> Requirements:
Your task is to print, exactly and only, the lines from the start of the entries below through the line with "import * as". Include both ends, but skip the pictures.

Records with drawing code:
········

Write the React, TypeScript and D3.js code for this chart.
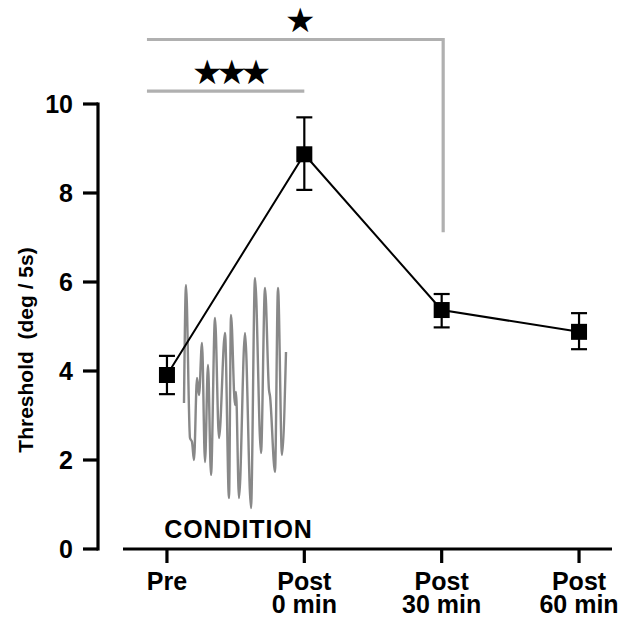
import React from "react";
import * as d3 from "d3";

const categories = ["Pre", "Post\n0 min", "Post\n30 min", "Post\n60 min"];
const means = [3.91, 8.87, 5.37, 4.88];
const errUpper = [4.34, 9.70, 5.73, 5.30];
const errLower = [3.48, 8.07, 4.98, 4.49];
const yTicks = [0, 2, 4, 6, 8, 10];

// significance brackets
const sigFrom = [0, 0];
const sigTo = [1, 2];
const sigLevel = [10.29, 11.45];
const sigDrop = [null, 7.12];
const sigStars = ["★★★", "★"];

// decorative stimulus trace (inset units)
const waveT = [0, 2, 6, 8, 10, 13, 15, 18, 21, 24, 27, 31, 35, 41, 45, 47, 51, 52, 55, 61, 67, 71, 77, 81, 85, 86, 91, 94, 98, 102];
const waveV = [105, 223, 70, 66, 48, 130, 113, 165, 46, 143, 33, 190, 70, 175, 10, 193, 103, 116, 10, 175, 0, 230, 55, 220, 118, 112, 36, 220, 53, 156];

export default function App() {
  const W = 623, H = 622;
  const x = d3.scaleLinear().domain([-0.32, 3.24]).range([123, 612]);
  const y = d3.scaleLinear().domain([0, 10]).range([549, 104]);
  const yAxisX = 98;
  const font = "'Liberation Sans', Arial, sans-serif";

  const wx = d3.scaleLinear().domain([0, 102]).range([184, 286]);
  const wy = d3.scaleLinear().domain([0, 230]).range([508, 278]);
  const wavePath = d3
    .line<number>()
    .x((_, i) => wx(waveT[i]))
    .y((v) => wy(v))
    .curve(d3.curveMonotoneX)(waveV) as string;

  const linePath = d3
    .line<number>()
    .x((_, i) => x(i))
    .y((v) => y(v))(means) as string;

  const ms = 16;
  const cap = 8;
  const grey = "#b0b0b0";

  return (
    <svg width={W} height={H} style={{ position: "absolute", left: 0, top: 0, background: "#fff" }}>
      <rect width={W} height={H} fill="#fff" />
      {/* significance brackets */}
      {sigFrom.map((f, k) => {
        const x0 = x(f) - 20;
        const x1 = x(sigTo[k]);
        const yy = y(sigLevel[k]);
        const drop = sigDrop[k];
        const d =
          drop === null
            ? `M${x0},${yy}H${x1}`
            : `M${x0},${yy}H${x1 + 1.5}V${y(drop)}`;
        return (
          <g key={k}>
            <path d={d} fill="none" stroke={grey} strokeWidth={3.2} />
            <text
              x={(x0 + x1) / 2 + 3}
              y={yy - 7}
              textAnchor="middle"
              fontFamily="'DejaVu Sans', sans-serif"
              fontSize={34}
              letterSpacing={-6}
              fill="#000"
            >
              {sigStars[k]}
            </text>
          </g>
        );
      })}

      {/* y axis */}
      <line x1={yAxisX} x2={yAxisX} y1={y(10) - 1.5} y2={y(0) + 1.5} stroke="#000" strokeWidth={3.2} />
      {yTicks.map((t) => (
        <g key={t}>
          <line x1={yAxisX - 15} x2={yAxisX} y1={y(t)} y2={y(t)} stroke="#000" strokeWidth={3.2} />
          <text
            x={yAxisX - 25}
            y={y(t) + 9}
            textAnchor="end"
            fontFamily={font}
            fontWeight="bold"
            fontSize={25}
            fill="#000"
          >
            {t}
          </text>
        </g>
      ))}
      <text
        transform={`translate(33,350) rotate(-90)`}
        textAnchor="middle"
        fontFamily={font}
        fontWeight="bold"
        fontSize={21}
        fill="#000"
        style={{ whiteSpace: "pre" }}
      >
        {"Threshold  (deg / 5s)"}
      </text>

      {/* x axis */}
      <line x1={x(-0.32)} x2={x(3.24)} y1={y(0)} y2={y(0)} stroke="#000" strokeWidth={3.2} />
      {categories.map((c, i) => {
        const lines = c.split("\n");
        return (
          <g key={i}>
            <line x1={x(i)} x2={x(i)} y1={y(0)} y2={y(0) + 14} stroke="#000" strokeWidth={3.2} />
            <text
              x={x(i)}
              y={590}
              textAnchor="middle"
              fontFamily={font}
              fontWeight="bold"
              fontSize={25}
              fill="#000"
            >
              {lines.map((l, j) => (
                <tspan key={j} x={x(i)} dy={j === 0 ? 0 : 23}>
                  {l}
                </tspan>
              ))}
            </text>
          </g>
        );
      })}

      {/* stimulus inset */}
      <path d={wavePath} fill="none" stroke="#888" strokeWidth={2.4} />
      <text
        x={238.5}
        y={538}
        textAnchor="middle"
        fontFamily={font}
        fontWeight="bold"
        fontSize={25}
        letterSpacing={0.9}
        fill="#000"
      >
        CONDITION
      </text>

      {/* data line */}
      <path d={linePath} fill="none" stroke="#000" strokeWidth={2} />
      {means.map((m, i) => (
        <g key={i}>
          <line x1={x(i)} x2={x(i)} y1={y(errUpper[i])} y2={y(errLower[i])} stroke="#000" strokeWidth={2.2} />
          <line x1={x(i) - cap} x2={x(i) + cap} y1={y(errUpper[i])} y2={y(errUpper[i])} stroke="#000" strokeWidth={2.2} />
          <line x1={x(i) - cap} x2={x(i) + cap} y1={y(errLower[i])} y2={y(errLower[i])} stroke="#000" strokeWidth={2.2} />
          <rect x={x(i) - ms / 2} y={y(m) - ms / 2} width={ms} height={ms} fill="#000" />
        </g>
      ))}
    </svg>
  );
}
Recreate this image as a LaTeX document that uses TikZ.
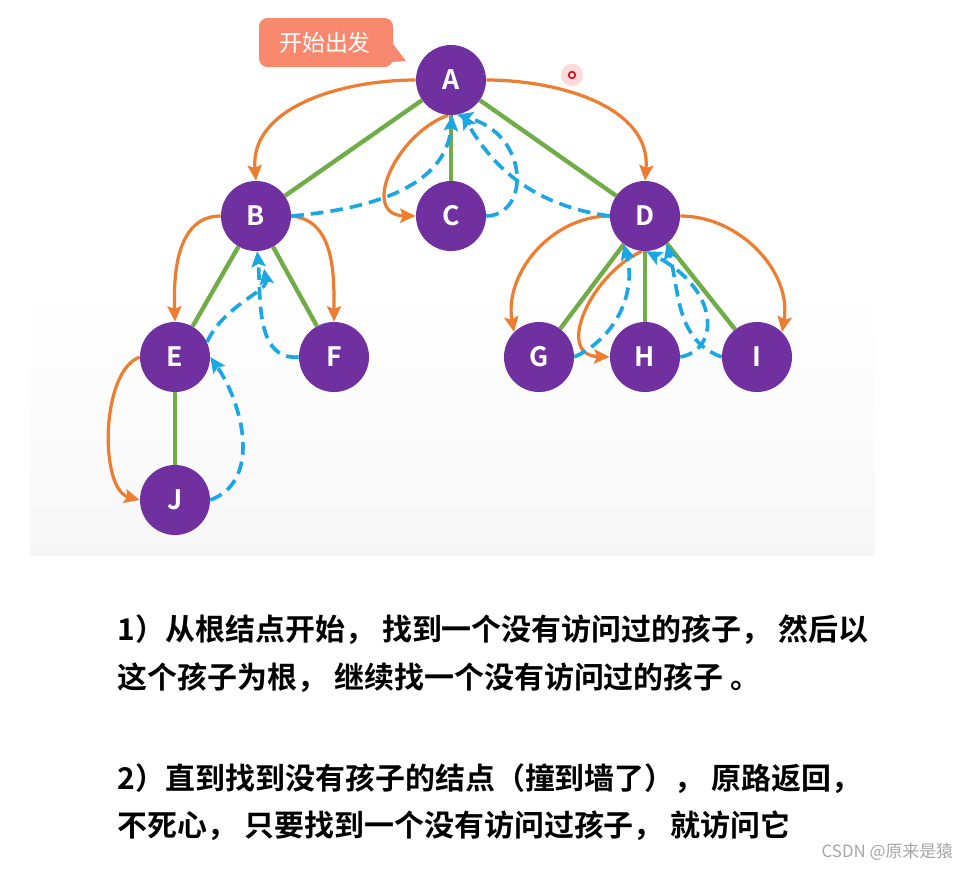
\documentclass[tikz,border=0pt]{standalone}
\usepackage{fontspec}
\setmainfont{Noto Sans CJK SC}[BoldFont={Noto Sans CJK SC Bold}]
\usetikzlibrary{arrows.meta}

\definecolor{vpurple}{HTML}{7030A0}
\definecolor{tgreen}{HTML}{70AD47}
\definecolor{gorange}{HTML}{ED7D31}
\definecolor{bblue}{HTML}{1AA7E4}
\definecolor{salmon}{HTML}{F8896E}
\definecolor{pointred}{HTML}{E8101A}

\pgfdeclarelayer{bg}
\pgfdeclarelayer{edges}
\pgfsetlayers{bg,edges,main}

\begin{document}
\begin{tikzpicture}[x=0.025cm,y=-0.025cm,
    vertex/.style={circle,fill=vpurple,minimum size=1.75cm,inner sep=0pt,
        text=white,font=\bfseries\fontsize{19}{19}\selectfont},
    treeedge/.style={draw=tgreen,line width=3.1pt},
    fwd/.style={draw=gorange,line width=2.3pt,-{Stealth[length=11pt,width=10pt,inset=2pt]}},
    ret/.style={draw=bblue,line width=2.6pt,dash pattern=on 9pt off 5pt,
        -{Stealth[length=11pt,width=10pt,inset=2pt]}},
    note/.style={anchor=west,font=\bfseries\fontsize{21.3}{21.3}\selectfont}]
    \useasboundingbox (0,0) rectangle (963,870);

    %background
    \begin{pgfonlayer}{bg}
        \fill[white] (0,0) rectangle (963,870);
        \shade[top color=white,bottom color=blue!2!gray!6] (30,285) rectangle (875,555);
    \end{pgfonlayer}

    %vertices
    \node[vertex] (A) at (451,80) {A};
    \node[vertex] (B) at (256,216) {B};
    \node[vertex] (C) at (451,216) {C};
    \node[vertex] (D) at (645,216) {D};
    \node[vertex] (E) at (175,357) {E};
    \node[vertex] (F) at (334,357) {F};
    \node[vertex] (G) at (539,357) {G};
    \node[vertex] (H) at (645,357) {H};
    \node[vertex] (I) at (757,357) {I};
    \node[vertex] (J) at (175,500) {J};

    %start label
    \fill[salmon,rounded corners=6pt] (259,18) rectangle (393,67);
    \fill[salmon] (390,40) -- (406,61) -- (390,62) -- cycle;
    \node[text=white,font=\fontsize{16.3}{16.3}\selectfont] (start) at (325,43) {开始出发};

    %pointer
    \fill[pointred,opacity=0.15] (572,75) circle (0.28cm);
    \draw[pointred,line width=1.3pt,fill=white] (572,75) circle (0.08cm);

    \begin{pgfonlayer}{edges}
        %tree
        \draw[treeedge] (A) -- (B);
        \draw[treeedge] (A) -- (C);
        \draw[treeedge] (A) -- (D);
        \draw[treeedge] (B) -- (E);
        \draw[treeedge] (B) -- (F);
        \draw[treeedge] (E) -- (J);
        \draw[treeedge] (D) -- (G);
        \draw[treeedge] (D) -- (H);
        \draw[treeedge] (D) -- (I);

        %going down (orange)
        \draw[fwd] (A.west) to[out=180,in=95] (B.north);
        \draw[fwd] (A.east) to[out=0,in=85] (D.north);
        \draw[fwd] (A.-95) .. controls (395,135) and (360,215) .. (C.west);
        \draw[fwd] (B.west) to[out=180,in=92] (E.north);
        \draw[fwd] (B.east) to[out=-5,in=90] (F.north);
        \draw[fwd] (E.west) to[out=200,in=165,looseness=0.75] (J.west);
        \draw[fwd] (D.west) to[out=180,in=100] (G.north west);
        \draw[fwd] (D.-95) .. controls (590,275) and (555,355) .. (H.west);
        \draw[fwd] (D.east) to[out=0,in=80] (I.north east);

        %going back (blue, dashed)
        \draw[ret] (B.east) to[out=5,in=-95] (A.-88);
        \draw[ret] (C.east) .. controls (530,215) and (530,135) .. (A.-80);
        \draw[ret] (D.west) to[out=172,in=-60] (A.-72);
        \draw[ret] (F.west) to[out=185,in=-85] (B.-88);
        \draw[ret,shorten >=0.45cm] (E.25) to[out=65,in=-80] (B.-82);
        \draw[ret] (J.east) to[out=20,in=-55,looseness=1.0] (E.east);
        \draw[ret] (G.east) to[out=25,in=-75] (D.-127);
        \draw[ret] (H.east) .. controls (720,350) and (720,290) .. (D.-88);
        \draw[ret] (I.west) to[out=160,in=-75] (D.-52);
    \end{pgfonlayer}

    %rules
    \node[note] (r1) at (113,630) {1）从根结点开始， 找到一个没有访问过的孩子， 然后以};
    \node[note] (r2) at (113,678) {这个孩子为根， 继续找一个没有访问过的孩子 。};
    \node[note] (r3) at (113,779) {2）直到找到没有孩子的结点（撞到墙了）， 原路返回，};
    \node[note] (r4) at (113,826) {不死心， 只要找到一个没有访问过孩子， 就访问它};

    %watermark
    \node[anchor=east,text=gray!70,font=\fontsize{12}{12}\selectfont] (wm) at (958,852) {CSDN @原来是猿};
\end{tikzpicture}
\end{document}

········

> The output:
Write the React, TypeScript and D3.js code for this chart.
import React from "react";
import * as d3 from "d3";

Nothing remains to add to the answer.